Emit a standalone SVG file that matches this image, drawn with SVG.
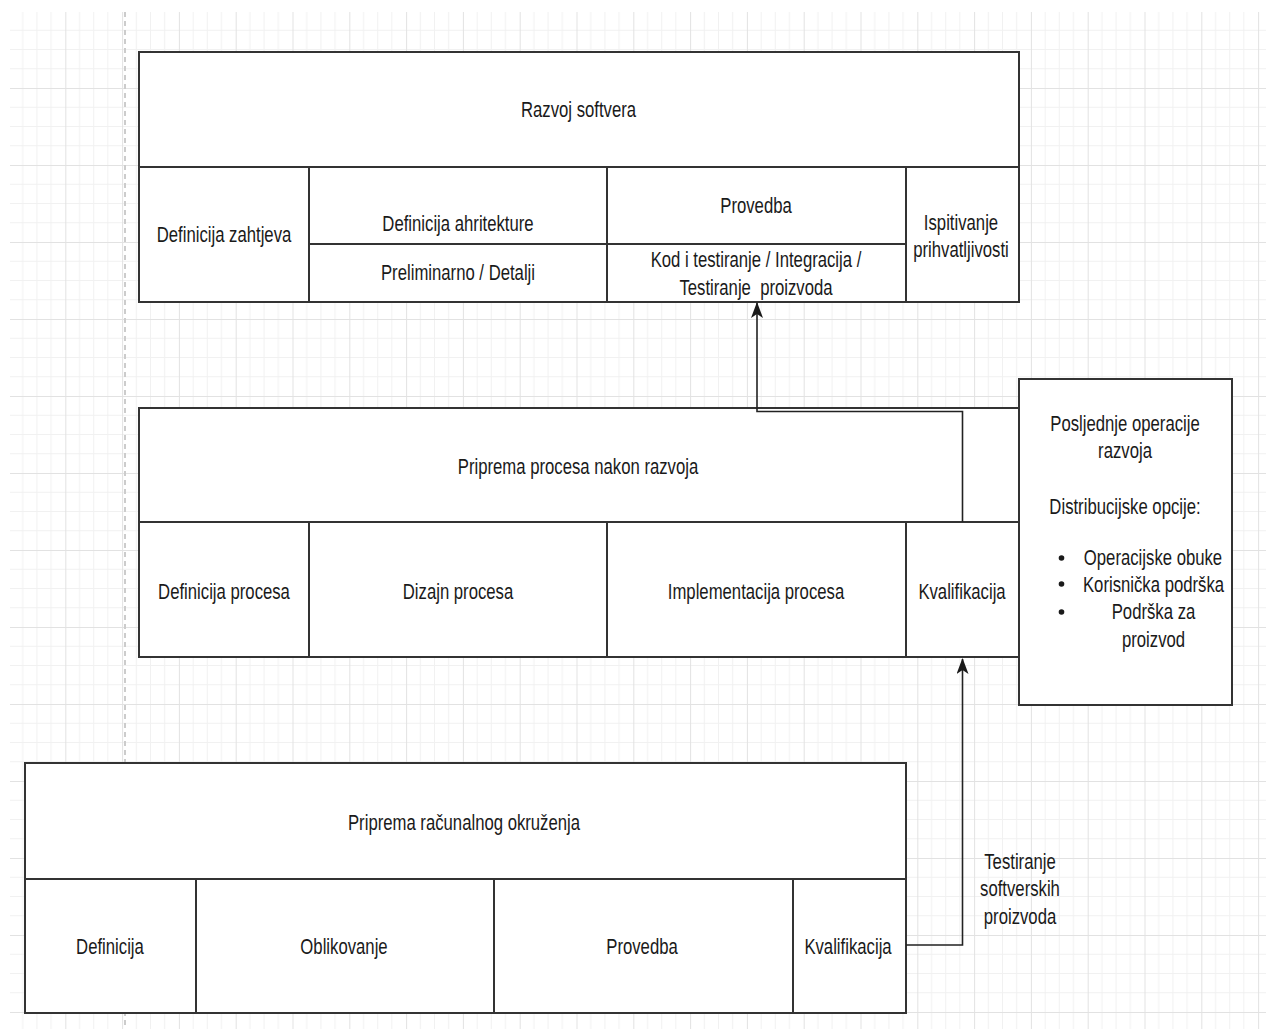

━━━━━━━━

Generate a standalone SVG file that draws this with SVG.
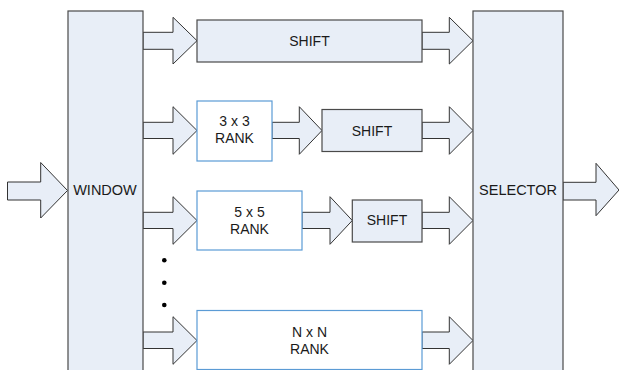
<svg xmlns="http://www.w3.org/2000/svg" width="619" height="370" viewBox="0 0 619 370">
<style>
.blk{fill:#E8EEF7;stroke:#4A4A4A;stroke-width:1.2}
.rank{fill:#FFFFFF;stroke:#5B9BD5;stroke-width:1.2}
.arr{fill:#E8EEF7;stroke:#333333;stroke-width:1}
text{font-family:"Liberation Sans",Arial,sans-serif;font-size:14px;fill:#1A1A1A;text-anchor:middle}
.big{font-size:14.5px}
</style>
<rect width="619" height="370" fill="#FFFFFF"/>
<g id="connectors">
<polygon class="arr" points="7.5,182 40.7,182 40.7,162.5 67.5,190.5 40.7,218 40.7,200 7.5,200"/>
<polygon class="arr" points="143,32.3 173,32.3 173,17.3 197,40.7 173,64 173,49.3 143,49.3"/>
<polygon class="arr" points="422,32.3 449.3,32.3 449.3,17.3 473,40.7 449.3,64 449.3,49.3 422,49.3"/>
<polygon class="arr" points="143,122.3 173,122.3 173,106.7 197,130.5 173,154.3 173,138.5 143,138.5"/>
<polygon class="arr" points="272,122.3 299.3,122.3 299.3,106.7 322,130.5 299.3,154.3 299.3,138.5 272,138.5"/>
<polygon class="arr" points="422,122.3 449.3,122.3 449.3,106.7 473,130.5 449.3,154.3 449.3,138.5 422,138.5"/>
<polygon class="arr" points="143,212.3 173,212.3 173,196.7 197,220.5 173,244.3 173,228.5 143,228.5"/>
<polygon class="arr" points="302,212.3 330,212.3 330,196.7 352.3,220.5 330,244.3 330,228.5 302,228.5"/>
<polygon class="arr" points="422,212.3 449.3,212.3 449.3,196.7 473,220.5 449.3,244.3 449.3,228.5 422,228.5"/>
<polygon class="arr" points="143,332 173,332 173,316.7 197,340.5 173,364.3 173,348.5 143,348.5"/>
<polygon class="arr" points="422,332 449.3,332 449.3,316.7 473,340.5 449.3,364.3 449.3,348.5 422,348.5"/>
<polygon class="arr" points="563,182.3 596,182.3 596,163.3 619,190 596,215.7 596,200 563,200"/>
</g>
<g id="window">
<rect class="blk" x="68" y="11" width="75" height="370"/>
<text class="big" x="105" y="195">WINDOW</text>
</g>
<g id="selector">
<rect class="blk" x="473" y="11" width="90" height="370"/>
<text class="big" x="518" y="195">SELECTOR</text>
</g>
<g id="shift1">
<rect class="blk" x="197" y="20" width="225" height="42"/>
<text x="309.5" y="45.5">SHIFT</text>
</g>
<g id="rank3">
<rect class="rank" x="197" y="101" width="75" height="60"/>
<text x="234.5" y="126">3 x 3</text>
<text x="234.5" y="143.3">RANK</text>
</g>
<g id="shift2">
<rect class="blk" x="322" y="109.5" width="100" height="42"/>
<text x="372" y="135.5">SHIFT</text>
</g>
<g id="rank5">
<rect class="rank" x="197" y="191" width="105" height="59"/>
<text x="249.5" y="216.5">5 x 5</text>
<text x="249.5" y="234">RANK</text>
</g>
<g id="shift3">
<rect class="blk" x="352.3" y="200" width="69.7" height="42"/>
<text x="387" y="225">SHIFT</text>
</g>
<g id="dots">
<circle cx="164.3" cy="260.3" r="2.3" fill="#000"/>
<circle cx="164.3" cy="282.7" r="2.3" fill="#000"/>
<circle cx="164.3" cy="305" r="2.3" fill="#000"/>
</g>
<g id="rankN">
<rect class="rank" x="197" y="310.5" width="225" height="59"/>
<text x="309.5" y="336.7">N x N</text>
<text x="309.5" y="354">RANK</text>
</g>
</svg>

━━━━━━━━

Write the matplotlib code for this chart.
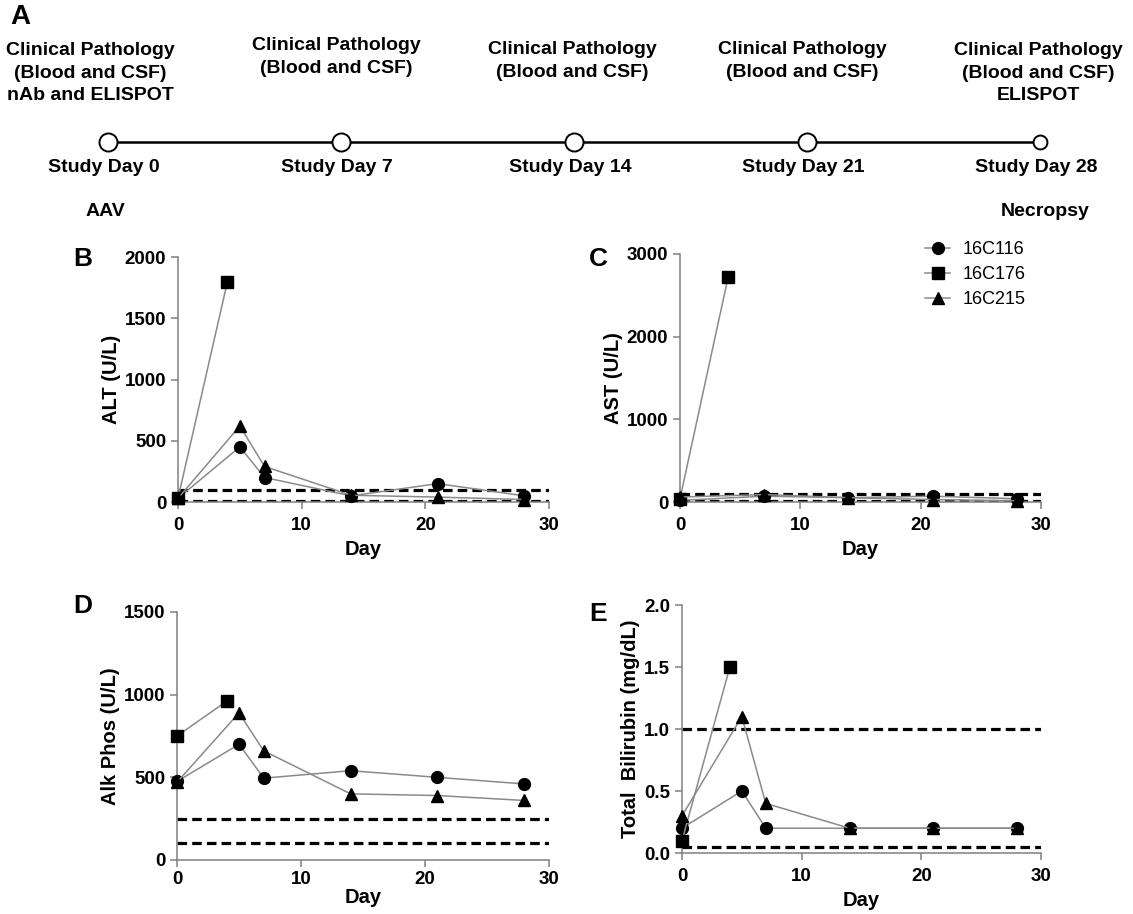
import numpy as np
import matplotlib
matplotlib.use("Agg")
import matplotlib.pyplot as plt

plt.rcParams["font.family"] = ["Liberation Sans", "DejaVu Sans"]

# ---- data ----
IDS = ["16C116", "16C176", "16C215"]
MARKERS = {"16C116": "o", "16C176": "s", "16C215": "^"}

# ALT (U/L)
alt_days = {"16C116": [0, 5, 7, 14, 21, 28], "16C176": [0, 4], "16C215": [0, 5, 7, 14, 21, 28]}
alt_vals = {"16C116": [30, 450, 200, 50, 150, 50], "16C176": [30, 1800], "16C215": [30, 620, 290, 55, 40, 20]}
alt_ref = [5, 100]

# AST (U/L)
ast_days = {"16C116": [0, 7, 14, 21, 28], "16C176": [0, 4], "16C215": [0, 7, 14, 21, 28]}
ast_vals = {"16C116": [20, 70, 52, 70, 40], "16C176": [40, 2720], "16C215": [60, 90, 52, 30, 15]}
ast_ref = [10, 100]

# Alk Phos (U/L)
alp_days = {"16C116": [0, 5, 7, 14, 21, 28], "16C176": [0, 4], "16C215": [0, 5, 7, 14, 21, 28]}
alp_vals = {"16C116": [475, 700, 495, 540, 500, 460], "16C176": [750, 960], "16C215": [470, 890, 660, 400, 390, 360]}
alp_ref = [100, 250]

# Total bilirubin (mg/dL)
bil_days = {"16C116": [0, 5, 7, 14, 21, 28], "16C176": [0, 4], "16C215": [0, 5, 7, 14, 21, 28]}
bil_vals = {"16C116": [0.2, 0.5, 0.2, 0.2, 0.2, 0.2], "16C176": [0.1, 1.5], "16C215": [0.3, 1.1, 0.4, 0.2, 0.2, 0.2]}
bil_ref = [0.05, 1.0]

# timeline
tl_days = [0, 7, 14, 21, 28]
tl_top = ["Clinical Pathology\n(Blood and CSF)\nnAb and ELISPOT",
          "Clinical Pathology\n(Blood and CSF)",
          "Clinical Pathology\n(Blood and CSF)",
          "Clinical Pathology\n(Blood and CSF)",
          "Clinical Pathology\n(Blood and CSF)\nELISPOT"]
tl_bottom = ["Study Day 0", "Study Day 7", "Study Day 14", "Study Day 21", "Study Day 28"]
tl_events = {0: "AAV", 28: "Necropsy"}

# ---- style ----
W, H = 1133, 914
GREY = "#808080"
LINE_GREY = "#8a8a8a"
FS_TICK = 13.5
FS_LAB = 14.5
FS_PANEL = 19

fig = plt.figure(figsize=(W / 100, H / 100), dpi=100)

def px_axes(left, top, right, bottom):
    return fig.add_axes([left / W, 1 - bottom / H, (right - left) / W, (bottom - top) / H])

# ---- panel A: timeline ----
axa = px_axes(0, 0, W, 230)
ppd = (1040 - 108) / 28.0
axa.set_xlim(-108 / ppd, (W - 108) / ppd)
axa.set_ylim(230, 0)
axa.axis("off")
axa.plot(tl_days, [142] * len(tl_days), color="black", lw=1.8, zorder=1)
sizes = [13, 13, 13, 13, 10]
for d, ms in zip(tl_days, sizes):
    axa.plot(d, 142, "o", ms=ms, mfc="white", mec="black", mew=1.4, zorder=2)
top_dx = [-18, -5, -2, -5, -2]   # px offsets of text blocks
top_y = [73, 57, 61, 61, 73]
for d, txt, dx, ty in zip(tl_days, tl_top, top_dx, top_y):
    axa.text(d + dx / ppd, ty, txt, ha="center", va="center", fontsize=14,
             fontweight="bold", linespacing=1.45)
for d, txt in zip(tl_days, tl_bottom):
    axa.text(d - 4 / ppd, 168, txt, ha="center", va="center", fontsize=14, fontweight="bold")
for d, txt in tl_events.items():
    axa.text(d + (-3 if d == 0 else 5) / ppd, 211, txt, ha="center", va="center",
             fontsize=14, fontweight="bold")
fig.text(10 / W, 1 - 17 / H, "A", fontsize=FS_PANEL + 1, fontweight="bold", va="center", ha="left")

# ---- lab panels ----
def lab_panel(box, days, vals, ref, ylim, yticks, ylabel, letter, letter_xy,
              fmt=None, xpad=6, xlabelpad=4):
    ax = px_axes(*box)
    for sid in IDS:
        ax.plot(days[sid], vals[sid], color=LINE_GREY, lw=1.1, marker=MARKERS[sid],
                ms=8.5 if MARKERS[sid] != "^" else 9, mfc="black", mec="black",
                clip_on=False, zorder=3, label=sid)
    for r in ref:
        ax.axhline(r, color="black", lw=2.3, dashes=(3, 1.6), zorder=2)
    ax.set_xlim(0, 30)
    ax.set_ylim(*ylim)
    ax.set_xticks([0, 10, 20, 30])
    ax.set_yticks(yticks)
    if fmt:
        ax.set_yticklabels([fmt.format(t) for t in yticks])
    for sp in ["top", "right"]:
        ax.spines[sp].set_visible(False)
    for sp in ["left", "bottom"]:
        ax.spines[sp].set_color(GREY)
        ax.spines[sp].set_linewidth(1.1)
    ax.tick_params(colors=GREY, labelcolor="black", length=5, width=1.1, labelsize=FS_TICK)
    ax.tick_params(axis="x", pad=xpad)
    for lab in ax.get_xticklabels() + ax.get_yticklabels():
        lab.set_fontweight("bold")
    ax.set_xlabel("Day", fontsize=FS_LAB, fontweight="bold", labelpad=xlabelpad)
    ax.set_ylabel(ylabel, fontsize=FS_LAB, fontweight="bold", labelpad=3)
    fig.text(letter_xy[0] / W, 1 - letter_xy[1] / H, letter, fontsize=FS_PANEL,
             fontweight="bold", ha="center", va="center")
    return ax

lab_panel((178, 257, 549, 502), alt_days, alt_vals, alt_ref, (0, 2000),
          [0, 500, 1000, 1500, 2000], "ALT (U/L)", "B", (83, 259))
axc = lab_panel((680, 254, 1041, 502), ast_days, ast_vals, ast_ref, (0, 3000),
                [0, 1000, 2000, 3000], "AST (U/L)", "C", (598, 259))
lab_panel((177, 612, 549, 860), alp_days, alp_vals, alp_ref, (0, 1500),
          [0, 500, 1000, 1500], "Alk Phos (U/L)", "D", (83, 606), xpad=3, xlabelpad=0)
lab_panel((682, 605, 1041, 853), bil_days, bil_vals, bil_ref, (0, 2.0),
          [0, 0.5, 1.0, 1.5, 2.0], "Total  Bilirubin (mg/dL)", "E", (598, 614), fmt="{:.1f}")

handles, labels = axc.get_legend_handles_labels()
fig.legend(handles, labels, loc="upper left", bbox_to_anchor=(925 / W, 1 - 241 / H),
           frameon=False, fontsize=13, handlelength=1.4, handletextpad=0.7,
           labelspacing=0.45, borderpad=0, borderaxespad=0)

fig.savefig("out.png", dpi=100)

━━━━━━━━

- Exercise brief:
Using the data above, set down each line from the line with "Write the matplotlib code for this chart." to the line with "return fig.add_axes([left /" exactly, both ends included, and leave the pictures behind. Nothing else belongs.

- Expected answer:
Write the matplotlib code for this chart.
import numpy as np
import matplotlib
matplotlib.use("Agg")
import matplotlib.pyplot as plt

plt.rcParams["font.family"] = ["Liberation Sans", "DejaVu Sans"]

# ---- data ----
IDS = ["16C116", "16C176", "16C215"]
MARKERS = {"16C116": "o", "16C176": "s", "16C215": "^"}

# ALT (U/L)
alt_days = {"16C116": [0, 5, 7, 14, 21, 28], "16C176": [0, 4], "16C215": [0, 5, 7, 14, 21, 28]}
alt_vals = {"16C116": [30, 450, 200, 50, 150, 50], "16C176": [30, 1800], "16C215": [30, 620, 290, 55, 40, 20]}
alt_ref = [5, 100]

# AST (U/L)
ast_days = {"16C116": [0, 7, 14, 21, 28], "16C176": [0, 4], "16C215": [0, 7, 14, 21, 28]}
ast_vals = {"16C116": [20, 70, 52, 70, 40], "16C176": [40, 2720], "16C215": [60, 90, 52, 30, 15]}
ast_ref = [10, 100]

# Alk Phos (U/L)
alp_days = {"16C116": [0, 5, 7, 14, 21, 28], "16C176": [0, 4], "16C215": [0, 5, 7, 14, 21, 28]}
alp_vals = {"16C116": [475, 700, 495, 540, 500, 460], "16C176": [750, 960], "16C215": [470, 890, 660, 400, 390, 360]}
alp_ref = [100, 250]

# Total bilirubin (mg/dL)
bil_days = {"16C116": [0, 5, 7, 14, 21, 28], "16C176": [0, 4], "16C215": [0, 5, 7, 14, 21, 28]}
bil_vals = {"16C116": [0.2, 0.5, 0.2, 0.2, 0.2, 0.2], "16C176": [0.1, 1.5], "16C215": [0.3, 1.1, 0.4, 0.2, 0.2, 0.2]}
bil_ref = [0.05, 1.0]

# timeline
tl_days = [0, 7, 14, 21, 28]
tl_top = ["Clinical Pathology\n(Blood and CSF)\nnAb and ELISPOT",
          "Clinical Pathology\n(Blood and CSF)",
          "Clinical Pathology\n(Blood and CSF)",
          "Clinical Pathology\n(Blood and CSF)",
          "Clinical Pathology\n(Blood and CSF)\nELISPOT"]
tl_bottom = ["Study Day 0", "Study Day 7", "Study Day 14", "Study Day 21", "Study Day 28"]
tl_events = {0: "AAV", 28: "Necropsy"}

# ---- style ----
W, H = 1133, 914
GREY = "#808080"
LINE_GREY = "#8a8a8a"
FS_TICK = 13.5
FS_LAB = 14.5
FS_PANEL = 19

fig = plt.figure(figsize=(W / 100, H / 100), dpi=100)

def px_axes(left, top, right, bottom):
    return fig.add_axes([left / W, 1 - bottom / H, (right - left) / W, (bottom - top) / H])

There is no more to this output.